Exercise directions: Go through the entries below and print each one exactly, leaving out pictures.

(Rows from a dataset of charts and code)
════════════════

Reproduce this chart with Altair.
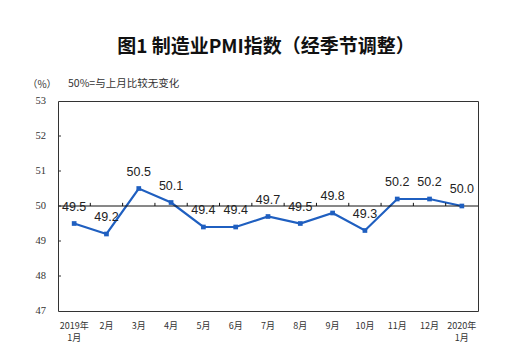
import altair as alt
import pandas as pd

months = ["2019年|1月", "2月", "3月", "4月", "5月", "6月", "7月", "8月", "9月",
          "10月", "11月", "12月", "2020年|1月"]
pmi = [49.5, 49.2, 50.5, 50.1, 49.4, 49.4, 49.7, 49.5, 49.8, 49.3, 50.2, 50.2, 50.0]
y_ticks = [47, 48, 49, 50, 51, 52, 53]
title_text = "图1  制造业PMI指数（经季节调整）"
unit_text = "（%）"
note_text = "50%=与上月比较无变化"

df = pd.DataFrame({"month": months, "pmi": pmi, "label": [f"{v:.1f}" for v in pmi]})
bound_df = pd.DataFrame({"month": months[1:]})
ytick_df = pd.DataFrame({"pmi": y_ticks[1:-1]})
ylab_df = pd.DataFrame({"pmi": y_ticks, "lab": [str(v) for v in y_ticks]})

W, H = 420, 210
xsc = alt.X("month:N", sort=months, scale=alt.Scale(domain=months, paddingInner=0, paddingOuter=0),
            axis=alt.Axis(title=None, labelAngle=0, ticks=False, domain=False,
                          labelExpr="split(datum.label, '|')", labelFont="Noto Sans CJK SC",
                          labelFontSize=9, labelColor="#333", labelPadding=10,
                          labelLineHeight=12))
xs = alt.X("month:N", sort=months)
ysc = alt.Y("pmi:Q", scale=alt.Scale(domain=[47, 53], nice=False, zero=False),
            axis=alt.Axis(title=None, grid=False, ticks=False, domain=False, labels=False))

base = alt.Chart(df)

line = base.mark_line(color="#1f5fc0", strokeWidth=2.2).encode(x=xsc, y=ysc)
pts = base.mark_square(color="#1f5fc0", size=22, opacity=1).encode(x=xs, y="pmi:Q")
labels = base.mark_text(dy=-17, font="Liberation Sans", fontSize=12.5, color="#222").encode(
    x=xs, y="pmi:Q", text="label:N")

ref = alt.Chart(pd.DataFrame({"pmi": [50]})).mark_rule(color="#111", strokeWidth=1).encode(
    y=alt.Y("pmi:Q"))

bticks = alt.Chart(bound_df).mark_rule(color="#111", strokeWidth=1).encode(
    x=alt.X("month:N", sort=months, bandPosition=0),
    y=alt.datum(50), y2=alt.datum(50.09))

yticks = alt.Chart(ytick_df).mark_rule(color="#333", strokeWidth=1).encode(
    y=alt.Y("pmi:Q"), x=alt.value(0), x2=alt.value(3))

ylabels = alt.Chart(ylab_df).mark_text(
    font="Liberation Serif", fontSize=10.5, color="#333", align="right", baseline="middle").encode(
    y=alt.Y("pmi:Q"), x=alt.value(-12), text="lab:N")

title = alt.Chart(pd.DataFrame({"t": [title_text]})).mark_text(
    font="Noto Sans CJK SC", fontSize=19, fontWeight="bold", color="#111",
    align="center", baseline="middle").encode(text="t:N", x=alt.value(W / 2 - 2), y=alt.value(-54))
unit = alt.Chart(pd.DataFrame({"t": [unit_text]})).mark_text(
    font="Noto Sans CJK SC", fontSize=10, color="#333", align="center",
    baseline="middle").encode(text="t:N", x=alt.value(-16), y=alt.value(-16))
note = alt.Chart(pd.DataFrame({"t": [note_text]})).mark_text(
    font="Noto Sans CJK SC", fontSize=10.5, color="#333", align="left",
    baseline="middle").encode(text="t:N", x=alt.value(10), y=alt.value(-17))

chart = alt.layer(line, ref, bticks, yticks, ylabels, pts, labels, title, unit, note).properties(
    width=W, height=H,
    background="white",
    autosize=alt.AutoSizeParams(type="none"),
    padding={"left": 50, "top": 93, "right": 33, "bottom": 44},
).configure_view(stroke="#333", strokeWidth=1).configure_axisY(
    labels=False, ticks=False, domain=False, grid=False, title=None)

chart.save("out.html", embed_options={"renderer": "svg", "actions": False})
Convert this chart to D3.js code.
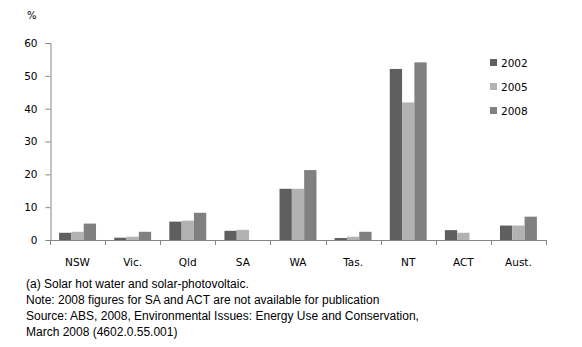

════════════════

Exercise output:
Reproduce this chart with Altair.
import altair as alt
import pandas as pd

months = ["2019年|1月", "2月", "3月", "4月", "5月", "6月", "7月", "8月", "9月",
          "10月", "11月", "12月", "2020年|1月"]
pmi = [49.5, 49.2, 50.5, 50.1, 49.4, 49.4, 49.7, 49.5, 49.8, 49.3, 50.2, 50.2, 50.0]
y_ticks = [47, 48, 49, 50, 51, 52, 53]
title_text = "图1  制造业PMI指数（经季节调整）"
unit_text = "（%）"
note_text = "50%=与上月比较无变化"

df = pd.DataFrame({"month": months, "pmi": pmi, "label": [f"{v:.1f}" for v in pmi]})
bound_df = pd.DataFrame({"month": months[1:]})
ytick_df = pd.DataFrame({"pmi": y_ticks[1:-1]})
ylab_df = pd.DataFrame({"pmi": y_ticks, "lab": [str(v) for v in y_ticks]})

W, H = 420, 210
xsc = alt.X("month:N", sort=months, scale=alt.Scale(domain=months, paddingInner=0, paddingOuter=0),
            axis=alt.Axis(title=None, labelAngle=0, ticks=False, domain=False,
                          labelExpr="split(datum.label, '|')", labelFont="Noto Sans CJK SC",
                          labelFontSize=9, labelColor="#333", labelPadding=10,
                          labelLineHeight=12))
xs = alt.X("month:N", sort=months)
ysc = alt.Y("pmi:Q", scale=alt.Scale(domain=[47, 53], nice=False, zero=False),
            axis=alt.Axis(title=None, grid=False, ticks=False, domain=False, labels=False))

base = alt.Chart(df)

line = base.mark_line(color="#1f5fc0", strokeWidth=2.2).encode(x=xsc, y=ysc)
pts = base.mark_square(color="#1f5fc0", size=22, opacity=1).encode(x=xs, y="pmi:Q")
labels = base.mark_text(dy=-17, font="Liberation Sans", fontSize=12.5, color="#222").encode(
    x=xs, y="pmi:Q", text="label:N")

ref = alt.Chart(pd.DataFrame({"pmi": [50]})).mark_rule(color="#111", strokeWidth=1).encode(
    y=alt.Y("pmi:Q"))

bticks = alt.Chart(bound_df).mark_rule(color="#111", strokeWidth=1).encode(
    x=alt.X("month:N", sort=months, bandPosition=0),
    y=alt.datum(50), y2=alt.datum(50.09))

yticks = alt.Chart(ytick_df).mark_rule(color="#333", strokeWidth=1).encode(
    y=alt.Y("pmi:Q"), x=alt.value(0), x2=alt.value(3))

ylabels = alt.Chart(ylab_df).mark_text(
    font="Liberation Serif", fontSize=10.5, color="#333", align="right", baseline="middle").encode(
    y=alt.Y("pmi:Q"), x=alt.value(-12), text="lab:N")

title = alt.Chart(pd.DataFrame({"t": [title_text]})).mark_text(
    font="Noto Sans CJK SC", fontSize=19, fontWeight="bold", color="#111",
    align="center", baseline="middle").encode(text="t:N", x=alt.value(W / 2 - 2), y=alt.value(-54))
unit = alt.Chart(pd.DataFrame({"t": [unit_text]})).mark_text(
    font="Noto Sans CJK SC", fontSize=10, color="#333", align="center",
    baseline="middle").encode(text="t:N", x=alt.value(-16), y=alt.value(-16))
note = alt.Chart(pd.DataFrame({"t": [note_text]})).mark_text(
    font="Noto Sans CJK SC", fontSize=10.5, color="#333", align="left",
    baseline="middle").encode(text="t:N", x=alt.value(10), y=alt.value(-17))

chart = alt.layer(line, ref, bticks, yticks, ylabels, pts, labels, title, unit, note).properties(
    width=W, height=H,
    background="white",
    autosize=alt.AutoSizeParams(type="none"),
    padding={"left": 50, "top": 93, "right": 33, "bottom": 44},
).configure_view(stroke="#333", strokeWidth=1).configure_axisY(
    labels=False, ticks=False, domain=False, grid=False, title=None)

chart.save("out.html", embed_options={"renderer": "svg", "actions": False})
Convert this chart to D3.js code.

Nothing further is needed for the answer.